In connection with a pending application by Smith, Inc., for a permit to construct a VHF television station in Beckley, W. Va., the Federal Communications Commission in a letter to the corporation in April 1954 raised questions concerning the corporation's financial qualifications to construct and operate the proposed television station. The Commission pointed out that the corporation's balance sheet as of October 31, 1953, showed a "negative net current position of $ 180,668" which threw doubt on the corporation's ability to finance any portion of the proposed station from existing capital.

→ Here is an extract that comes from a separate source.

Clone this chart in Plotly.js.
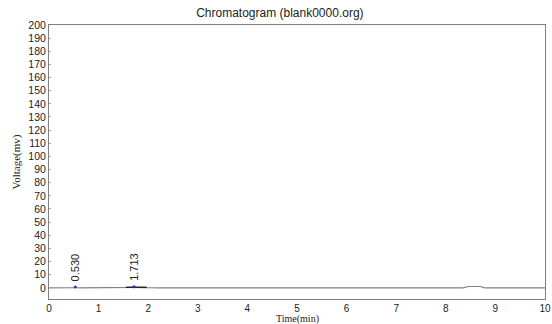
<!DOCTYPE html>
<html><head><meta charset="utf-8">
<script src="https://cdn.plot.ly/plotly-3.0.1.min.js"></script>
<style>html,body{margin:0;padding:0;background:#fff}#c{width:552px;height:324px}</style>
</head><body><div id="c"></div>
<script>
// chromatogram signal (time in min, voltage in mV)
var timeA = [0, 0.12, 0.45, 0.50, 0.53, 0.56, 0.62, 1.30, 1.55, 1.65, 1.713, 1.78, 1.97, 2.20];
var voltA = [0, 0, 0, 0.2, 0.6, 0.2, 0, 0, 0.1, 0.4, 0.8, 0.4, 0.1, 0];
var timeB = [2.20, 8.35, 8.45, 8.55, 8.70, 8.78, 10];
var voltB = [0, 0, 1.0, 1.1, 1.0, 0, 0];
// integration baseline of peak 2
var baseT = [1.55, 1.97];
var baseV = [0.4, 0.4];
// peak labels
var peakT = [0.530, 1.713];
var peakV = [0.6, 0.8];
var peakLabels = ["0.530", "1.713"];

var yTicks = [];
for (var v = 0; v <= 200; v += 10) yTicks.push(v);
var xTicks = [0,1,2,3,4,5,6,7,8,9,10];

var traces = [
  {x: timeA, y: voltA, mode: 'lines', line: {color: '#8f7f7a', width: 1.2}, hoverinfo: 'skip'},
  {x: timeB, y: voltB, mode: 'lines', line: {color: '#808080', width: 1.2}, hoverinfo: 'skip'},
  {x: baseT, y: baseV, mode: 'lines', line: {color: '#222', width: 1.5}, hoverinfo: 'skip'},
  {x: peakT, y: peakV, mode: 'markers', marker: {color: '#2b2bd0', size: 3}, hoverinfo: 'skip'}
];

var annotations = peakT.map(function (t, i) {
  return {x: t, y: peakV[i] + 3, xref: 'x', yref: 'y', text: peakLabels[i], showarrow: false,
    textangle: -90, yanchor: 'bottom', xanchor: 'center',
    font: {family: 'Liberation Sans, Arial, sans-serif', size: 11, color: '#222'}};
});
annotations.push({x: 0.5, y: -19.5 / 274, xref: 'paper', yref: 'paper', text: 'Time(min)', showarrow: false,
  xanchor: 'center', yanchor: 'middle', borderpad: 0,
  font: {family: 'Liberation Serif, Times New Roman, serif', size: 10, color: '#222'}});

var layout = {
  width: 552, height: 324,
  margin: {l: 49, r: 7, t: 25, b: 25},
  paper_bgcolor: '#fff', plot_bgcolor: '#fff',
  showlegend: false,
  title: {text: 'Chromatogram (blank0000.org)', x: 0.507, xanchor: 'center', y: 0.972, yanchor: 'top',
    font: {family: 'Liberation Sans, Arial, sans-serif', size: 12, color: '#222'}},
  xaxis: {range: [0, 10], tickvals: xTicks, ticktext: xTicks.map(String), showgrid: false, zeroline: false,
    showline: true, linecolor: '#7f7f7f', linewidth: 1, mirror: true,
    ticks: '', ticklabelstandoff: 0,
    tickfont: {family: 'Liberation Sans, Arial, sans-serif', size: 10, color: '#222'}},
  yaxis: {range: [-8.5, 200], tickvals: yTicks, ticktext: yTicks.map(String), showgrid: false, zeroline: false,
    showline: true, linecolor: '#7f7f7f', linewidth: 1, mirror: true,
    ticks: 'inside', ticklen: 2, tickcolor: '#aaa', ticklabelstandoff: 0,
    tickfont: {family: 'Liberation Sans, Arial, sans-serif', size: 10.5, color: '#222'},
    title: {text: 'Voltage(mv)', standoff: 5, font: {family: 'Liberation Serif, Times New Roman, serif', size: 11, color: '#222'}}},
  annotations: annotations
};

Plotly.newPlot('c', traces, layout, {displayModeBar: false, staticPlot: true});
</script></body></html>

To remedy this situation Smith, Inc., took several steps which included (1) the issuance of additional*197 shares of its common stock to petitioner and to other members of his family; (2) the assumption by petitioner of the $ 40,000 corporate obligation to McCulloch in exchange for stock; and (3) the shifting of certain other corporate obligations from current to long-term liabilities on the corporate balance sheet. Petitioner testified that when the $ 40,000 corporate obligation was assumed by him there was never any intention that he would ever pay the obligation. Instead, it was understood that the corporation itself would repay McCulloch after the Charleston television station, which had begun operations in September 1953, became a successful operation. In other words, the assumption by petitioner of the obligation was *484 never intended to be anything but a temporary measure undertaken to improve the corporation's financial statements.

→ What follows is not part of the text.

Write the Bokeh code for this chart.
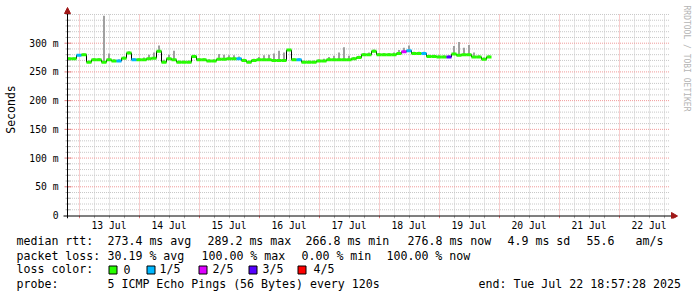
from datetime import datetime, timedelta
from bokeh.plotting import figure
from bokeh.layouts import column
from bokeh.models import ColumnDataSource, Range1d, FixedTicker, DatetimeTickFormatter
from bokeh.core.properties import value
from bokeh.embed import file_html
from bokeh.resources import INLINE

# ---------------- data ----------------
day0 = datetime(2025, 7, 13)                 # 13 Jul 00:00
data_start = datetime(2025, 7, 12, 19, 36)   # left edge of the graph
data_end = datetime(2025, 7, 22, 20, 24)     # right edge of the graph

hours = [-4, -2, 0, 2, 4, 6, 8, 10, 12, 14, 16, 18, 20, 22, 24, 26, 28, 30, 32, 34,
         36, 38, 40, 42, 44, 46, 48, 50, 52, 54, 56, 58, 60, 62, 64, 66, 68, 70, 72, 74,
         76, 78, 80, 82, 84, 86, 88, 90, 92, 94, 96, 98, 100, 102, 104, 106, 108, 110, 112, 114,
         116, 118, 120, 122, 124, 126, 128, 130, 132, 134, 136, 138, 140, 142, 144, 146, 148, 150, 152, 154,
         156, 158, 160, 162, 164]
median_ms = [273, 273, 279, 280, 267, 271, 271, 267, 271, 269, 269, 274, 283, 271, 271, 271, 273, 274, 286, 267,
             273, 271, 267, 267, 267, 277, 271, 271, 269, 269, 272, 272, 273, 273, 273, 270, 267, 270, 271, 271,
             271, 270, 270, 270, 288, 271, 271, 267, 267, 267, 269, 269, 271, 271, 271, 271, 271, 273, 275, 280,
             280, 286, 280, 280, 280, 280, 282, 285, 287, 282, 282, 282, 277, 277, 276, 276, 276, 281, 279, 280,
             280, 276, 276, 272, 276]
smoke_hi_ms = [275, 275, 281, 282, 270, 274, 274, 348, 282, 272, 272, 277, 286, 274, 274, 275, 280, 284, 296, 271,
               280, 287, 270, 270, 270, 280, 274, 274, 272, 272, 281, 280, 279, 279, 277, 273, 270, 273, 276, 279,
               280, 282, 287, 284, 290, 274, 274, 270, 270, 270, 272, 273, 276, 278, 284, 293, 278, 276, 278, 283,
               284, 289, 283, 283, 283, 284, 288, 292, 296, 285, 285, 285, 280, 280, 279, 279, 279, 295, 302, 292,
               297, 284, 279, 275, 279]
loss = [0, 0, 1, 0, 0, 0, 0, 0, 0, 0, 1, 0, 0, 1, 0, 0, 0, 0, 0, 0,
        0, 0, 0, 0, 0, 0, 0, 0, 0, 0, 0, 0, 0, 0, 1, 0, 0, 0, 0, 0,
        0, 0, 0, 0, 0, 0, 1, 0, 0, 0, 0, 0, 0, 0, 0, 0, 0, 0, 0, 0,
        0, 0, 0, 0, 0, 0, 0, 2, 1, 0, 0, 1, 0, 0, 0, 0, 3, 0, 0, 0,
        0, 0, 0, 0, 0]

loss_labels = ["0", "1/5", "2/5", "3/5", "4/5"]
loss_colors = ["#26ff00", "#00b8ff", "#dd00ff", "#5500ff", "#ff0000"]

day_labels = ["13 Jul", "14 Jul", "15 Jul", "16 Jul", "17 Jul", "18 Jul", "19 Jul", "20 Jul", "21 Jul", "22 Jul"]
y_ticks = [0, 50, 100, 150, 200, 250, 300]
y_tick_labels = ["0", "50 m", "100 m", "150 m", "200 m", "250 m", "300 m"]
y_top = 350

legend_rows = [
    [("median rtt:", 16), ("273.4 ms avg", 107), ("289.2 ms max", 207), ("266.8 ms min", 305),
     ("276.8 ms now", 407), ("4.9 ms sd", 507), ("55.6", 586), ("am/s", 635)],
    [("packet loss:", 16), ("30.19 % avg", 107), ("100.00 % max", 201), ("0.00 % min", 301),
     ("100.00 % now", 386)],
    [("loss color:", 16)],
    [("probe:", 16), ("5 ICMP Echo Pings (56 Bytes) every 120s", 107),
     ("end: Tue Jul 22 18:57:28 2025", 478)],
]
watermark = "RRDTOOL / TOBI OETIKER"

# ---------------- layout (pixel geometry of the canvas) ----------------
W, H = 697, 297
TOP_H = 233                      # height of the graph figure; legend below
FRAME_L, FRAME_B = 60, 218       # frame of the graph figure
AX_X, AX_Y = 67, 215             # pixel of the axis origin (data_start, 0 ms)
PX_PER_DAY = 60.0
PX_PER_MS = 172.3 / 300.0
MONO = "DejaVu Sans Mono"

def tx(px):
    """canvas pixel -> time (crisp: +0.5 px)"""
    return data_start + timedelta(days=(px - AX_X - 0.5) / PX_PER_DAY)

def vy(py):
    """canvas pixel -> milliseconds"""
    return (AX_Y - py) / PX_PER_MS

def ms_epoch(dt):
    return (dt - datetime(1970, 1, 1)).total_seconds() * 1000.0

p = figure(width=W, height=TOP_H, output_backend="svg", toolbar_location=None,
           x_axis_type="datetime", title_location=None,
           x_range=Range1d(tx(FRAME_L), tx(W)), y_range=Range1d(vy(FRAME_B), vy(0)),
           min_border_left=FRAME_L, min_border_right=0, min_border_top=0,
           min_border_bottom=TOP_H - FRAME_B)
p.frame_align = False
p.outline_line_color = None
p.background_fill_color = "white"
p.border_fill_color = "white"
p.xgrid.visible = False
p.ygrid.visible = False

# ---- axes (labels only; lines/ticks drawn as glyphs below) ----
noons = [ms_epoch(day0 + timedelta(days=d, hours=12)) for d in range(len(day_labels))]
xa = p.xaxis[0]
xa.ticker = FixedTicker(ticks=noons, minor_ticks=[])
xa.formatter = DatetimeTickFormatter(days="%d %b", hours="%d %b", months="%d %b",
                                     minutes="%d %b", hourmin="%d %b")
xa.axis_line_color = None
xa.major_tick_line_color = None
xa.minor_tick_line_color = None
xa.major_tick_out = 0
xa.major_tick_in = 0
xa.major_label_standoff = 1
xa.major_label_text_font = MONO
xa.major_label_text_font_size = "9.7px"
xa.major_label_text_color = "black"

ya = p.yaxis[0]
ya.ticker = FixedTicker(ticks=y_ticks, minor_ticks=[])
ya.major_label_overrides = {v: s for v, s in zip(y_ticks, y_tick_labels)}
ya.axis_line_color = None
ya.major_tick_line_color = None
ya.minor_tick_line_color = None
ya.major_tick_out = 0
ya.major_tick_in = 0
ya.major_label_standoff = 2
ya.major_label_text_font = MONO
ya.major_label_text_font_size = "9.7px"
ya.major_label_text_color = "black"
ya.axis_label = "Seconds"
ya.axis_label_text_font = MONO
ya.axis_label_text_font_size = "11.5px"
ya.axis_label_text_font_style = "normal"
ya.axis_label_text_color = "black"
ya.axis_label_standoff = 8

# ---- grid (dotted, drawn as segments) ----
GRID_MINOR = "#c8c8c8"
GRID_MAJOR = "#f09a9a"
t_first = data_start
t_last = data_end
six = [day0 + timedelta(hours=6 * k) for k in range(-4, 44)]
minor_t = [t for t in six if t_first < t < t_last and t.hour != 0]
major_t = [t for t in six if t_first < t < t_last and t.hour == 0]
off = timedelta(days=0.5 / PX_PER_DAY)
p.segment(x0=[t + off for t in minor_t], x1=[t + off for t in minor_t],
          y0=0, y1=y_top, line_color=GRID_MINOR, line_width=1, line_dash="1 1")
p.segment(x0=[t + off for t in major_t], x1=[t + off for t in major_t],
          y0=0, y1=y_top, line_color=GRID_MAJOR, line_width=1, line_dash="1 1")
minor_y = [v for v in range(10, y_top + 1, 10) if v not in y_ticks]
major_y = [v for v in y_ticks if v > 0]
p.segment(x0=t_first, x1=t_last, y0=minor_y, y1=minor_y,
          line_color=GRID_MINOR, line_width=1, line_dash="1 1")
p.segment(x0=t_first, x1=t_last, y0=major_y, y1=major_y,
          line_color=GRID_MAJOR, line_width=1, line_dash="1 1")

# ---- data ----
t_mid = [day0 + timedelta(hours=h) for h in hours]
t_lo = [max(t - timedelta(hours=1), data_start) for t in t_mid]
t_hi = [t + timedelta(hours=1) for t in t_mid]
t_sl = [max(t - timedelta(hours=0.4), data_start) for t in t_mid]
t_sr = [t + timedelta(hours=0.4) for t in t_mid]
src = ColumnDataSource(dict(t=t_mid, t0=t_lo, t1=t_hi, sl=t_sl, sr=t_sr,
                            med=median_ms, hi=smoke_hi_ms,
                            col=[loss_colors[k] for k in loss]))
p.quad(left="sl", right="sr", bottom="med", top="hi", source=src,
       fill_color="#a0a0a0", line_color=None)
p.step(x="t", y="med", source=src, mode="center", line_color="black", line_width=1)
p.segment(x0="t0", y0="med", x1="t1", y1="med", source=src, line_color="col", line_width=3)

# ---- axis lines, ticks and arrows ----
AR = "#a01818"
x_axis_t = tx(AX_X)
y0_line = vy(AX_Y + 0.5)
p.segment(x0=[t + off for t in minor_t], x1=[t + off for t in minor_t],
          y0=y0_line, y1=vy(AX_Y + 3), line_color="#b0b0b0", line_width=1)
p.segment(x0=[t + off for t in major_t], x1=[t + off for t in major_t],
          y0=y0_line, y1=vy(AX_Y + 3), line_color="#e08080", line_width=1)
p.segment(x0=tx(AX_X - 2), x1=tx(AX_X + 3), y0=minor_y, y1=minor_y,
          line_color="#b0b0b0", line_width=1)
p.segment(x0=tx(AX_X - 3), x1=tx(AX_X + 4), y0=major_y, y1=major_y,
          line_color="#e08080", line_width=1)
p.segment(x0=[tx(AX_X - 4)], x1=[tx(AX_X + 605)], y0=[y0_line], y1=[y0_line],
          line_color="black", line_width=1)
p.segment(x0=[x_axis_t], x1=[x_axis_t], y0=[vy(AX_Y + 3)], y1=[vy(10)],
          line_color="black", line_width=1)
p.patch(x=[tx(AX_X - 3), tx(AX_X + 3), tx(AX_X)], y=[vy(13), vy(13), vy(7)],
        fill_color=AR, line_color=AR, line_width=1)
p.patch(x=[tx(AX_X + 604), tx(AX_X + 604), tx(AX_X + 610)],
        y=[vy(AX_Y - 3), vy(AX_Y + 4), vy(AX_Y + 0.5)],
        fill_color=AR, line_color=AR, line_width=1)

# ---- watermark ----
p.text(x=[tx(686)], y=[vy(5)], text=[watermark], angle=-1.5708,
       text_font=value(MONO), text_font_size=value("8px"), text_color="#b4b4b4",
       text_align="left", text_baseline="middle")

# ---------------- legend figure (pixel coordinates) ----------------
leg = figure(width=W, height=H - TOP_H, output_backend="svg", toolbar_location=None,
             x_axis_location=None, y_axis_location=None, title_location=None,
             x_range=Range1d(0, W), y_range=Range1d(H, TOP_H),
             min_border=0, min_border_left=0, min_border_right=0,
             min_border_top=0, min_border_bottom=0)
leg.frame_align = False
leg.outline_line_color = None
leg.xgrid.visible = False
leg.ygrid.visible = False
leg.background_fill_color = "white"
leg.border_fill_color = "white"

row_y = [240, 255, 268.5, 283.5]
xs, ys, ts = [], [], []
for row, cy in zip(legend_rows, row_y):
    for text, cx in row:
        xs.append(cx); ys.append(cy); ts.append(text)
box_x = [108, 146, 198, 248, 297]
lab_x = [123, 159, 212, 262, 313]
for bx, lx, t in zip(box_x, lab_x, loss_labels):
    xs.append(lx); ys.append(row_y[2]); ts.append(t)
leg.text(x=xs, y=ys, text=ts, text_font=value(MONO), text_font_size=value("11.6px"),
         text_color="black", text_align="left", text_baseline="middle")
leg.quad(left=[b + 0.5 for b in box_x], right=[b + 8.5 for b in box_x],
         top=[265.5] * len(box_x), bottom=[273.5] * len(box_x),
         fill_color=loss_colors, line_color="black", line_width=1)

layout = column(p, leg, spacing=0)
open("out.html", "w").write(file_html(layout, INLINE))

However, the Charleston television station proved unsuccessful and it was closed down in February 1955. Smith, Inc., incurred heavy operating losses during the period 1955 through 1959 and it was not until 1961, after Smith, Inc., had acquired a profitable printing firm, that it was felt that the McCulloch obligation could be restored to the*198 corporation and that arrangements should be made to repay McCulloch. Accordingly, the following steps were taken on or about February 1, 1961: (1) Smith, Inc., issued $ 40,000 in debentures to petitioner in exchange for 800 shares of its common stock; (2) petitioner delivered his personal check for $ 40,000 to McCulloch in exchange for petitioner's promissory note dated July 1, 1953, in the amount of $ 40,000; and (3) petitioner transferred the corporate debentures in the face amount of $ 40,000 to McCulloch in exchange for McCulloch's personal check in the amount of $ 40,000.
The only effect of these transactions, which must be viewed together, was to restore to Smith, Inc., the $ 40,000 obligation it owed to McCulloch prior to the time when petitioner assumed such obligation in 1954. The redemption of petitioner's stock merely was the final step taken in the completion of the corporation's original purpose in the issuance of such shares. Petitioner did not enjoy any monetary or other economic benefit as a result of these transactions.

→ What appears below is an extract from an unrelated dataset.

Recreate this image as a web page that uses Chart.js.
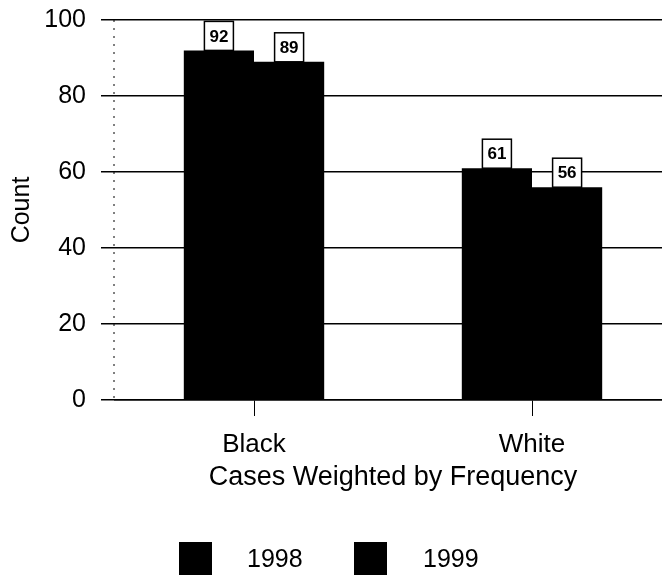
<!DOCTYPE html>
<html lang="en">
<head>
    <meta charset="UTF-8">
    <title>Count by Race</title>
    <script src="https://cdn.jsdelivr.net/npm/chart.js"></script>
    <style>
        html, body { margin: 0; padding: 0; background: #fff; overflow: hidden; }
        #wrap { position: relative; width: 680px; height: 576px; }
        .legend-box { position: absolute; width: 33px; height: 33px; background: #000; top: 542px; }
        .legend-text { position: absolute; top: 544px; line-height: 33px; font: 25px 'Liberation Sans', Arial, sans-serif; color: #000; }
    </style>
</head>
<body>
    <div id="wrap">
        <canvas id="myChart" width="680" height="576"></canvas>
        <div class="legend-box" style="left:179px"></div>
        <span class="legend-text" style="left:247px">1998</span>
        <div class="legend-box" style="left:354px"></div>
        <span class="legend-text" style="left:423px">1999</span>
    </div>

    <script>
        // Chart data
        const categories = ['Black', 'White'];
        const seriesNames = ['1998', '1999'];
        const counts1998 = [92, 61];
        const counts1999 = [89, 56];
        const yTicks = [0, 20, 40, 60, 80, 100];

        const fontFamily = "'Liberation Sans', Arial, sans-serif";

        // Dotted vertical axis line at the left edge of the plot
        const dottedAxis = {
            id: 'dottedAxis',
            beforeDatasetsDraw(chart) {
                const { ctx, chartArea } = chart;
                ctx.save();
                ctx.strokeStyle = '#000';
                ctx.lineWidth = 1;
                ctx.setLineDash([2, 6]);
                ctx.beginPath();
                ctx.moveTo(chartArea.left - 1, chartArea.top);
                ctx.lineTo(chartArea.left - 1, chartArea.bottom);
                ctx.stroke();
                ctx.restore();
            }
        };

        // Boxed value labels above each bar
        const boxedLabels = {
            id: 'boxedLabels',
            afterDatasetsDraw(chart) {
                const ctx = chart.ctx;
                ctx.save();
                chart.data.datasets.forEach((ds, i) => {
                    const meta = chart.getDatasetMeta(i);
                    meta.data.forEach((bar, j) => {
                        const w = 29, h = 29;
                        const x = bar.x - w / 2;
                        const y = bar.y - h;
                        ctx.fillStyle = '#fff';
                        ctx.fillRect(x, y, w, h);
                        ctx.strokeStyle = '#000';
                        ctx.lineWidth = 1.5;
                        ctx.strokeRect(x, y, w, h);
                        ctx.fillStyle = '#000';
                        ctx.font = 'bold 17px ' + fontFamily;
                        ctx.textAlign = 'center';
                        ctx.textBaseline = 'middle';
                        ctx.fillText(String(ds.data[j]), bar.x, y + h / 2 + 1);
                    });
                });
                ctx.restore();
            }
        };

        const ctx = document.getElementById('myChart').getContext('2d');
        const myChart = new Chart(ctx, {
            type: 'bar',
            data: {
                labels: categories,
                datasets: [
                    { label: seriesNames[0], data: counts1998, backgroundColor: '#000', borderWidth: 0 },
                    { label: seriesNames[1], data: counts1999, backgroundColor: '#000', borderWidth: 0 }
                ]
            },
            options: {
                responsive: false,
                animation: false,
                categoryPercentage: 0.505,
                barPercentage: 1.0,
                layout: { padding: { top: 20, right: 9, bottom: 84, left: 0 } },
                plugins: {
                    legend: { display: false },
                    tooltip: { enabled: false }
                },
                scales: {
                    x: {
                        afterFit: (scale) => { scale.height = 92; },
                        grid: { drawOnChartArea: false, offset: false, tickLength: 16, color: '#000', lineWidth: 1 },
                        border: { display: true, color: '#000', width: 1.5 },
                        ticks: { color: '#000', padding: 13, font: { family: fontFamily, size: 26 } },
                        title: {
                            display: true,
                            text: 'Cases Weighted by Frequency',
                            color: '#000',
                            font: { family: fontFamily, size: 27 },
                            padding: { top: 4, bottom: -2 }
                        }
                    },
                    y: {
                        min: 0,
                        max: 100,
                        afterFit: (scale) => {
                            scale.width = 115;
                            scale.paddingTop = 0;
                            scale.paddingBottom = 0;
                        },
                        afterBuildTicks: (scale) => { scale.ticks = yTicks.map(v => ({ value: v })); },
                        grid: { color: '#000', lineWidth: 1.5, tickLength: 14, tickColor: '#000' },
                        border: { display: false },
                        ticks: { color: '#000', padding: 15, font: { family: fontFamily, size: 25 } },
                        title: {
                            display: true,
                            text: 'Count',
                            color: '#000',
                            font: { family: fontFamily, size: 25 },
                            padding: { top: 7, bottom: 7 }
                        }
                    }
                }
            },
            plugins: [dottedAxis, boxedLabels]
        });
    </script>
</body>
</html>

It should also be noted that petitioner, at about the same time that the corporation redeemed 800 shares of stock from him, acquired more than *199 that number of Smith, Inc., shares of stock from various sources, so that his stock interest in the corporation was not diminished by the redemption and, in fact, was increased.
We hold, under the particular circumstances of this case, that the redemption of stock from petitioner in 1961 was not essentially equivalent to a dividend within the meaning of section 302(b) (1).
Decision will be entered under Rule 50.